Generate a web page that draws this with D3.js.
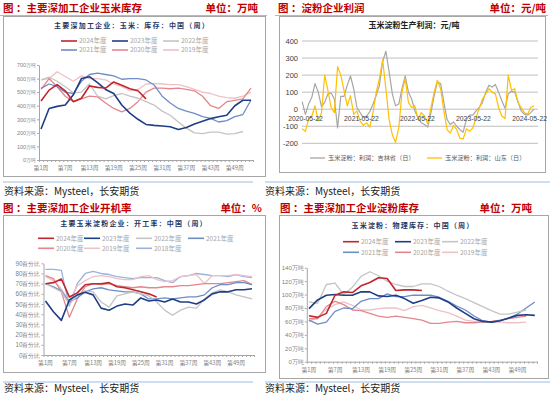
<!DOCTYPE html>
<html>
<head>
<meta charset="utf-8">
<script src="https://cdn.jsdelivr.net/npm/d3@7"></script>
<style>
  body { margin: 0; background: #fff; }
  svg { display: block; font-family: "Noto Sans CJK SC", "Noto Sans", sans-serif; }
</style>
</head>
<body>
<svg id="page" width="550" height="397"></svg>
<script>
// ---- data ----
// weekly charts: one value every two weeks (weeks 1,3,...,53)
const weeks = [1,3,5,7,9,11,13,15,17,19,21,23,25,27,29,31,33,35,37,39,41,43,45,47,49,51,53];
const weekTicks = [1, 7, 13, 19, 25, 31, 37, 43, 49];
const weekTickLabels = ['第1周','第7周','第13周','第19周','第25周','第31周','第37周','第43周','第49周'];

// 玉米库存 (万吨)
const cornStock2024 = [435,515,555,510,430,455,545,535,530,575,550,525,510,450,null,null,null,null,null,null,null,null,null,null,null,null,null];
const cornStock2023 = [228,380,395,405,480,600,614,570,520,490,405,345,300,262,255,250,245,225,240,265,285,305,318,330,400,440,440];
const cornStock2022 = [590,610,580,540,495,500,560,470,450,475,490,470,455,430,405,360,330,280,235,200,195,205,205,190,195,210,null];
const cornStock2021 = [528,560,540,500,490,580,630,640,630,620,595,600,600,590,553,470,420,380,360,344,320,307,280,290,320,335,442];
const cornStock2020 = [520,600,540,470,430,450,470,465,420,380,355,380,430,500,530,530,525,530,520,510,470,400,380,430,440,450,530];
const cornStock2019 = [590,600,650,615,580,620,600,600,590,560,540,510,520,560,565,560,555,555,540,520,500,490,470,460,455,470,500];

// 开机率 (%)
const rate2024 = [70,71,74.6,57,61,69,70,70,71,67,66,64,62,60,57,null,null,null,null,null,null,null,null,null,null,null,null];
const rate2023 = [53,42.5,34,54,59,61.5,59,46,44,48,50,49,56,53,54,52,55,52,52,50,54,60,62,62,64,64,65];
const rate2022 = [70,66,62,50,58,63,62,52,47,58,60,62,60,58,52,44,39,44,47,46,55,61,64,62,59,57,55];
const rate2021 = [70,67,63,52,56,62,65,66,64,63,62,62,60,55,55,56,55,56,57,57,59,66,69,69,71,71,69];
const rate2020 = [78,75,62,37,55,67,70,69,70,68,67,66,67,66,66,67,67,68,68,69,70,70,70,71,72,73,69];
const rate2019 = [77,73,65,52,68,73,77,78,77,75,74,74,77,78,74,72,73,77,78,79,70,78,78,78,79,78,77];
const rate2018 = [84,84,83,48,70,80,82,80,79,77,76,75,76,76,76,73,71,77,78,80,79,78,78,77,79,77,76];

// 淀粉库存 (万吨)
const starch2024 = [68.5,66,72,99,104,103,113,118,125,124,106,107,107,106,null,null,null,null,null,null,null,null,null,null,null,null,null];
const starch2023 = [79,92,99,100,99,99,104,104,98,97,99,94,87,91,96,95,89,80,72,64,60,59,61,65,69,70,69];
const starch2022 = [89,87,115,117,100,111,127,134,128,120,115,112,112,116,116,112,105,99,94,88,82,76,71,71,74,77,null];
const starch2021 = [62,56,59,75,80,79,90,94,94,101,97,97,99,99,99,96,90,83,77,68,61,59,61,65,71,80,89];
const starch2020 = [64,64,82,90,85,77,76,72,68,66,68,66,64,62,57,57,59,60,58,58,59,60,62,64,66,68,null];
const starch2019 = [60,66,78,85,89,84,77,77,79,80,80,76,82,84,80,76,73,68,62,60,60,59,59,58,58,59,null];

// 淀粉利润 (元/吨): one reading every 21 days from 2020-04-30
const profitStart = '2020-04-30';
const profitStepDays = 21;
const profitTicks = ['2020-05-22','2021-05-22','2022-05-22','2023-05-22','2024-05-22'];
const jilinProfit = [45,-30,30,70,150,100,15,40,90,95,60,-110,75,75,140,195,120,10,-20,-50,-40,-15,30,80,140,280,340,220,90,20,30,120,195,100,60,-10,-50,-80,-90,-105,-20,80,160,150,40,-60,-90,-75,-100,-120,-135,-60,-35,-35,-10,10,40,100,140,130,145,100,50,5,90,105,100,45,-10,-30,-35,-20,0];
const shandongProfit = [-115,-130,-60,-40,20,-70,-20,200,110,10,-20,250,200,110,20,80,-30,-10,-70,-95,-80,-105,-20,100,180,290,120,-60,-150,-195,-110,100,180,40,10,20,-60,-20,-40,-85,10,100,170,120,-10,-120,-140,-95,-120,-170,-175,-115,-130,-110,-50,5,60,90,120,100,90,10,-40,-55,200,110,120,40,10,-20,-30,10,20];

// ---- styles ----
const yearColor = {
  2024: '#C0262D', 2023: '#1F3E87', 2022: '#C4C4C4', 2021: '#6D8DC6',
  2020: '#E4878C', 2019: '#EDC2C6', 2018: '#9CB1DD'
};
const red = '#C00000';
const blueRule = '#9EBEE3';

const svg = d3.select('#page');
svg.append('rect').attr('width', 550).attr('height', 397).attr('fill', '#fff');

// ---- page furniture ----
function header(x, xr, y, title, unit) {
  svg.append('text').attr('x', x).attr('y', y).attr('font-size', 10.5).attr('font-weight', 700)
    .attr('fill', red).text(title);
  svg.append('text').attr('x', xr).attr('y', y).attr('font-size', 10.5).attr('font-weight', 700)
    .attr('fill', red).attr('text-anchor', 'end').text(unit);
}
function rule(x1, x2, y) {
  svg.append('line').attr('x1', x1).attr('x2', x2).attr('y1', y).attr('y2', y)
    .attr('stroke', blueRule).attr('stroke-width', 1);
}
function source(x, y) {
  svg.append('text').attr('x', x).attr('y', y).attr('font-size', 10).attr('fill', '#222')
    .text('资料来源：Mysteel，长安期货');
}
function frame(x1, y1, x2, y2) {
  svg.append('rect').attr('x', x1).attr('y', y1).attr('width', x2 - x1).attr('height', y2 - y1)
    .attr('fill', 'none').attr('stroke', '#A6A6A6').attr('stroke-width', 1);
}

header(3, 258, 12, '图 ：主要深加工企业玉米库存', '单位：万吨');
header(278, 546, 12, '图 ：淀粉企业利润', '单位：元/吨');
rule(0, 267, 15.5); rule(275, 548, 15.5);
frame(3.5, 16.5, 265.5, 176.5);
frame(279.5, 16.5, 545.5, 172.5);
rule(3, 253, 182); rule(265, 550, 182);
source(4, 195); source(265, 195);

header(3, 262, 211.5, '图 ：主要深加工企业开机率', '单位：%');
header(280, 532, 211.5, '图 ：主要深加工企业淀粉库存', '单位：万吨');
frame(3.5, 215.5, 265.5, 372.5);
frame(279.5, 215.5, 548.5, 378.5);
rule(3, 253, 382); rule(265, 550, 382);
source(4, 392); source(265, 392);

// ---- weekly seasonal chart ----
function weeklyChart(cfg) {
  const g = svg.append('g');
  const x = d3.scaleLinear().domain([0.5, 53.5]).range([cfg.x0, cfg.x1]);
  const y = d3.scaleLinear().domain([0, cfg.yMax]).range([cfg.yBottom, cfg.yTop]);

  g.append('text').attr('x', cfg.titleX).attr('y', cfg.titleY).attr('text-anchor', 'middle')
    .attr('font-size', 7).attr('font-weight', 700).attr('letter-spacing', 1.2)
    .attr('fill', '#1F3864').text(cfg.title);

  const yAxis = d3.axisLeft(y).tickValues(d3.range(0, cfg.yMax + 1, cfg.yStep))
    .tickSize(2).tickSizeOuter(0).tickFormat(d => d + cfg.unit);
  g.append('g').attr('transform', `translate(${cfg.x0},0)`).call(yAxis)
    .call(a => {
      a.select('.domain').attr('stroke', '#A6A6A6');
      a.selectAll('.tick line').attr('stroke', '#A6A6A6');
      a.selectAll('.tick text').attr('fill', '#7F7F7F').attr('font-size', cfg.yFont)
        .attr('font-family', null).attr('x', -3);
    });

  const xAxis = d3.axisBottom(x).tickValues(d3.range(0.5, 54, 1)).tickSize(2)
    .tickSizeOuter(0).tickFormat('');
  g.append('g').attr('transform', `translate(0,${cfg.yBottom})`).call(xAxis)
    .call(a => {
      a.select('.domain').attr('stroke', '#A6A6A6');
      a.selectAll('.tick line').attr('stroke', '#A6A6A6');
    });
  g.selectAll('.xl').data(weekTicks).join('text')
    .attr('x', d => x(d)).attr('y', cfg.xLabelY).attr('text-anchor', 'middle')
    .attr('font-size', 5.8).attr('fill', '#7F7F7F')
    .text((d, i) => weekTickLabels[i]);

  const line = d3.line().defined(d => d[1] != null).x(d => x(d[0])).y(d => y(d[1]));
  cfg.series.slice().reverse().forEach(s => {
    g.append('path').datum(weeks.map((w, i) => [w, s.values[i]]))
      .attr('d', line).attr('fill', 'none').attr('stroke', yearColor[s.year])
      .attr('stroke-width', s.year >= 2023 ? 1.6 : 1.3).attr('stroke-linejoin', 'round');
  });

  cfg.series.forEach((s, i) => {
    const col = i % cfg.legendCols.length, row = Math.floor(i / cfg.legendCols.length);
    const lx = cfg.legendCols[col], ly = cfg.legendRows[row];
    g.append('line').attr('x1', lx).attr('x2', lx + 16).attr('y1', ly).attr('y2', ly)
      .attr('stroke', yearColor[s.year]).attr('stroke-width', 1.6);
    g.append('text').attr('x', lx + 18).attr('y', ly + 2.2).attr('font-size', 6.5)
      .attr('fill', '#A6A6A6').text(s.year + '年度');
  });
}

weeklyChart({
  x0: 39, x1: 253, yBottom: 160, yTop: 65, yMax: 700, yStep: 100, unit: '万吨', yFont: 5.4,
  xLabelY: 170, title: '主要深加工企业：玉米：库存：中国（周）', titleX: 132, titleY: 28,
  legendCols: [61, 112, 163], legendRows: [41, 50],
  series: [
    { year: 2024, values: cornStock2024 }, { year: 2023, values: cornStock2023 },
    { year: 2022, values: cornStock2022 }, { year: 2021, values: cornStock2021 },
    { year: 2020, values: cornStock2020 }, { year: 2019, values: cornStock2019 }
  ]
});

weeklyChart({
  x0: 43.5, x1: 254, yBottom: 355, yTop: 263.3, yMax: 90, yStep: 10, unit: '百分比', yFont: 6.3,
  xLabelY: 364.5, title: '主要玉米淀粉企业：开工率：中国（周）', titleX: 134, titleY: 226,
  legendCols: [38, 84, 136, 188], legendRows: [238.3, 248.3],
  series: [
    { year: 2024, values: rate2024 }, { year: 2023, values: rate2023 },
    { year: 2022, values: rate2022 }, { year: 2021, values: rate2021 },
    { year: 2020, values: rate2020 }, { year: 2019, values: rate2019 },
    { year: 2018, values: rate2018 }
  ]
});

weeklyChart({
  x0: 306.8, x1: 537, yBottom: 361.7, yTop: 267.7, yMax: 140, yStep: 20, unit: '万吨', yFont: 6,
  xLabelY: 371.5, title: '玉米淀粉：物理库存：中国（周）', titleX: 413, titleY: 228,
  legendCols: [343, 395, 442], legendRows: [241.7, 252.3],
  series: [
    { year: 2024, values: starch2024 }, { year: 2023, values: starch2023 },
    { year: 2022, values: starch2022 }, { year: 2021, values: starch2021 },
    { year: 2020, values: starch2020 }, { year: 2019, values: starch2019 }
  ]
});

// ---- profit chart ----
(function profitChart() {
  const g = svg.append('g');
  const parse = d3.timeParse('%Y-%m-%d');
  const start = parse(profitStart);
  const dates = jilinProfit.map((v, i) => d3.timeDay.offset(start, i * profitStepDays));
  const x = d3.scaleTime().domain([parse('2020-04-29'), parse('2024-07-16')]).range([302, 538]);
  const y = d3.scaleLinear().domain([-200, 400]).range([143.3, 41]);
  const numFont = '"Liberation Sans", Arial, sans-serif';

  g.append('text').attr('x', 414).attr('y', 28).attr('text-anchor', 'middle')
    .attr('font-size', 8).attr('font-weight', 600).attr('fill', '#222').text('玉米淀粉生产利润：元/吨');

  const yTicks = d3.range(-200, 401, 100);
  g.selectAll('.grid').data(yTicks).join('line')
    .attr('x1', 302).attr('x2', 538).attr('y1', d => y(d)).attr('y2', d => y(d))
    .attr('stroke', '#BFBFBF').attr('stroke-width', 1);
  g.selectAll('.yl').data(yTicks).join('text')
    .attr('x', 298).attr('y', d => y(d) + 2.7).attr('text-anchor', 'end')
    .attr('font-family', numFont).attr('font-size', 7.5).attr('fill', '#404040').text(d => d);

  const line = d3.line().x((d, i) => x(dates[i])).y(d => y(d));
  g.append('path').datum(jilinProfit).attr('d', line).attr('fill', 'none')
    .attr('stroke', '#A6A6A6').attr('stroke-width', 1.2).attr('stroke-linejoin', 'round');
  g.append('path').datum(shandongProfit).attr('d', line).attr('fill', 'none')
    .attr('stroke', '#FFC000').attr('stroke-width', 1.2).attr('stroke-linejoin', 'round');

  g.selectAll('.xl').data(profitTicks).join('text')
    .attr('x', d => x(parse(d))).attr('y', 120.5).attr('text-anchor', 'middle')
    .attr('font-family', numFont).attr('font-size', 6.8).attr('fill', '#404040').text(d => d);

  const legend = [
    { x: 310, color: '#A6A6A6', label: '玉米淀粉：利润：吉林省（日）' },
    { x: 427, color: '#FFC000', label: '玉米淀粉：利润：山东（日）' }
  ];
  legend.forEach(l => {
    g.append('line').attr('x1', l.x).attr('x2', l.x + 15).attr('y1', 158).attr('y2', 158)
      .attr('stroke', l.color).attr('stroke-width', 1.3);
    g.append('text').attr('x', l.x + 18).attr('y', 160.2).attr('font-size', 6.2)
      .attr('fill', '#595959').text(l.label);
  });
})();
</script>
</body>
</html>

- _WORK TO BE COMPLETED_: Collect each line holding the string "page".

- _EXERCISE ANSWER_:
Generate a web page that draws this with D3.js.
<svg id="page" width="550" height="397"></svg>
const svg = d3.select('#page');
// ---- page furniture ----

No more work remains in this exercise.